Should Trial Court Factual Findings Based on Written Evidence Receive Deference Under the First Amendment “Independent Review” Standard?

Ad


A recent California Supreme Court calls into question the proper standard for reviewing factual findings made in First Amendment cases. If the only evidence submitted to the trial court was in writing, are the court’s factual findings entitled to deference or should the appellate court review the same documents and make its own assessment of the facts? Two established principles of appellate review are at play in this question.

First, as a general matter appellate courts do not reweigh facts or credibility. Factual findings by a trial court are reviewed under the highly deferential substantial evidence standard, even if there were no live witnesses and all of the evidence was presented in writing. (See Haraguchi v. Superior Court (2008) 43 Cal.4th 706, 720, fn. 3; Shamblin v. Brattain (1988) 44 Cal.3d 474, 479.)

Second, as a matter of federal constitutional law, in “cases raising First Amendment issues,” an appellate court must “make an independent examination of the whole record” to assure itself “that the judgment does not constitute a forbidden intrusion on the field of free expression.” (N.Y. Times Co. v. Sullivan (1964) 376 U.S. 254, 285;
Bose Corp. v. Consumers Union of U.S., Inc. (1984) 466 U.S. 485, 499.)

The California Supreme Court has previously reconciled these two principles by concluding that the reviewing court must still defer to a trial court’s credibility determinations because “the trier of fact is in a superior position to observe the demeanor of witnesses.” (In re George T. (2004) 33 Cal.4th 620, 634.) Last year, however, the Court took a more nuanced approach to independent review.

In People v. Vivar (2021) 11 Cal.5th 510, the Court considered how to review a trial court’s factual findings under Penal Code section 1473.7, part of the California Racial Justice Act of 2020 which allows challenges to certain criminal convictions and sentences.
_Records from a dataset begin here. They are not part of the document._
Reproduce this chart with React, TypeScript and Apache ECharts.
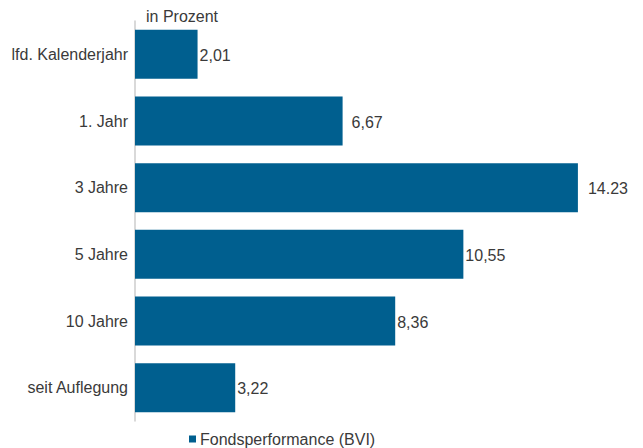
import React, { useEffect, useRef } from "react";
import * as echarts from "echarts";

const categories = ["lfd. Kalenderjahr", "1. Jahr", "3 Jahre", "5 Jahre", "10 Jahre", "seit Auflegung"];
const values = [2.01, 6.67, 14.23, 10.55, 8.36, 3.22];
const valueLabels = ["2,01", "6,67", "14.23", "10,55", "8,36", "3,22"];
const labelGaps = [2, 9, 10, 2, 2, 2];
const seriesName = "Fondsperformance (BVI)";
const unitText = "in Prozent";

export default function App() {
  const ref = useRef<HTMLDivElement>(null);
  useEffect(() => {
    if (!ref.current) return;
    const chart = echarts.init(ref.current, null, { renderer: "svg" });
    const font = "'Liberation Sans', Arial, sans-serif";
    const textColor = "#3a3a3a";
    chart.setOption({
      animation: false,
      textStyle: { fontFamily: font },
      grid: { left: 135, right: 10, top: 21, bottom: 27, containLabel: false },
      legend: {
        data: [seriesName],
        left: 189,
        top: 431,
        padding: 0,
        icon: "rect",
        itemWidth: 7,
        itemHeight: 7,
        itemGap: 5,
        textStyle: { fontFamily: font, fontSize: 16, color: textColor, padding: [0, 0, 0, -1] },
      },
      graphic: [
        {
          type: "text",
          left: 146,
          top: 8,
          style: { text: unitText, fontFamily: font, fontSize: 16, fill: textColor },
        },
      ],
      xAxis: {
        type: "value",
        min: 0,
        max: 16,
        show: false,
        splitLine: { show: false },
      },
      yAxis: {
        type: "category",
        data: categories,
        inverse: true,
        axisLine: { show: true, lineStyle: { color: "#cccccc", width: 1.5 } },
        axisTick: { show: false },
        axisLabel: { fontFamily: font, fontSize: 16, color: textColor, margin: 7 },
      },
      series: [
        {
          name: seriesName,
          type: "bar",
          barWidth: 49,
          itemStyle: { color: "#005f8f" },
          data: values.map((v, i) => ({
            value: v,
            label: {
              show: true,
              position: "right",
              distance: labelGaps[i],
              formatter: () => valueLabels[i],
              fontFamily: font,
              fontSize: 16,
              color: textColor,
              offset: [0, 1],
            },
          })),
        },
      ],
    });
    return () => chart.dispose();
  }, []);
  return <div ref={ref} style={{ width: 643, height: 448, position: "absolute", left: 0, top: 0 }} />;
}
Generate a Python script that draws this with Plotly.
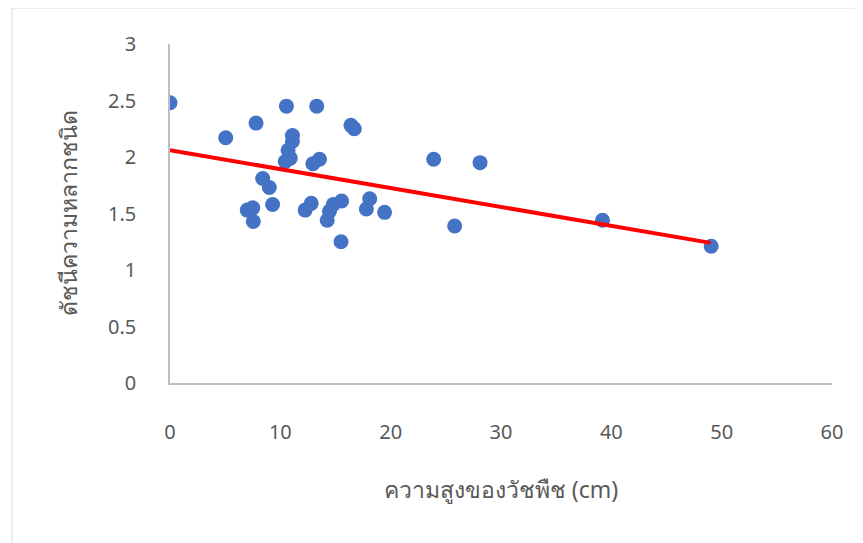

Recognizing the importance of the topic warranted “independent review,” a majority of the Court held that factual findings made based on “personal observation of witnesses” are entitled to deference, but findings made “entirely from written declarations and other documents” are not. (Vivar, at pp. 527–528.) “Where . . . the facts derive entirely from written declarations and other documents, . . . there is no reason to conclude the trial court has the same special purchase on the question at issue; as a practical matter, ‘[t]he trial court and this court are in the same position in interpreting written declarations’ when reviewing a cold record. . . .” (Id. at p. 528.)

It is difficult to see why independent review under First Amendment principles would be different from independent review under Penal Code section 1473.7. In each case, the reviewing court “exercises its independent judgment to determine whether the facts satisfy the rule of law.” (People v. Vivar, supra, 11 Cal.5th at p. 527, quoting In re George T., supra, 33 Cal.4th at p. 634.) Although no published case has yet analyzed this question, there appears to be a strong argument that a trial court’s factual findings on First Amendment issues should receive no deference unless they were based on the trial court’s own observation of witnesses. It will be interesting to see whether the Courts of Appeal view Vivar as modifying the rule applied in George T., or whether the distinction between live and “cold” testimony remains relegated to the criminal contexts discussed in Vivar.